Choose Microsoft Presidio if you need to detect and anonymize PII in free text, logs, or API responses. Its NLP-powered detection catches PII that pattern-based tools miss — names embedded in unstructured text, addresses in customer notes, and mixed-format identifiers. The REST API makes it easy to integrate into existing data processing workflows.
Choose OpenRefine if you need flexible, interactive data transformation for one-off or ad-hoc anonymization tasks. Its faceting and clustering features are unmatched for exploratory data analysis before defining permanent masking rules. However, it is not suitable for automated, repeatable anonymization pipelines.

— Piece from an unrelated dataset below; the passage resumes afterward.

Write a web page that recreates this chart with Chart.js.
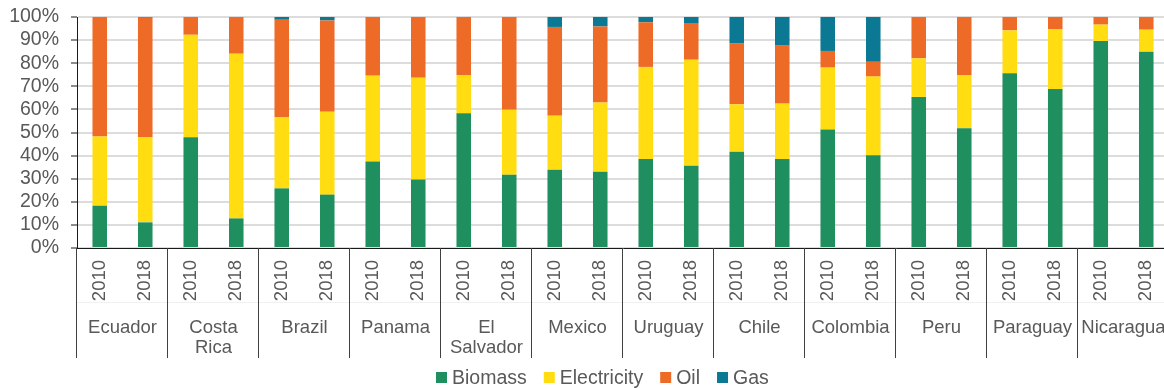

For a comprehensive data governance strategy, combine these tools — use Greenmask for database sanitization, Presidio for text log scrubbing, and OpenRefine for ad-hoc data exploration and transformation.
FAQ
Can Greenmask anonymize MySQL or MongoDB databases?
No, Greenmask is designed exclusively for PostgreSQL. For MySQL, consider writing custom transformation scripts or using Percona’s data masking tools. For MongoDB, export collections as JSON and process them with Presidio or OpenRefine before re-importing.
How accurate is Presidio’s PII detection?
Presidio’s built-in recognizers achieve 85-95% accuracy on standard PII types (emails, phone numbers, SSNs, credit cards) in English text. Accuracy drops for non-English text and custom identifier formats. You can improve results by training custom NER models or adding organization-specific pattern recognizers.
Is OpenRefine suitable for GDPR-compliant data anonymization?
OpenRefine can produce properly anonymized data, but the manual workflow makes it difficult to prove consistent anonymization across multiple exports. For GDPR compliance documentation, you need reproducible, auditable processes — Greenmask’s YAML configuration or Presidio’s API approach provide better auditability.
Can I run these tools against production databases directly?
Greenmask connects to production PostgreSQL to create anonymized backups — this is its intended use case. Presidio and OpenRefine work on exported data copies, not live databases. Never run destructive transformations directly against production data.
How do I verify that anonymization was successful?
Implement automated checks that scan the anonymized output for known PII patterns. For database dumps, query for original email domains, phone number patterns, or known test values. For text, run Presidio’s analyzer against the anonymized output to confirm no entities remain undetected.
Does Greenmask preserve data statistics after anonymization?
Greenmask offers transformers that preserve statistical properties — date ranges, numeric distributions, and categorical value frequencies. Use the random_date transformer with min/max bounds, random_number with distribution parameters, and random_choice for categorical columns to maintain statistical fidelity.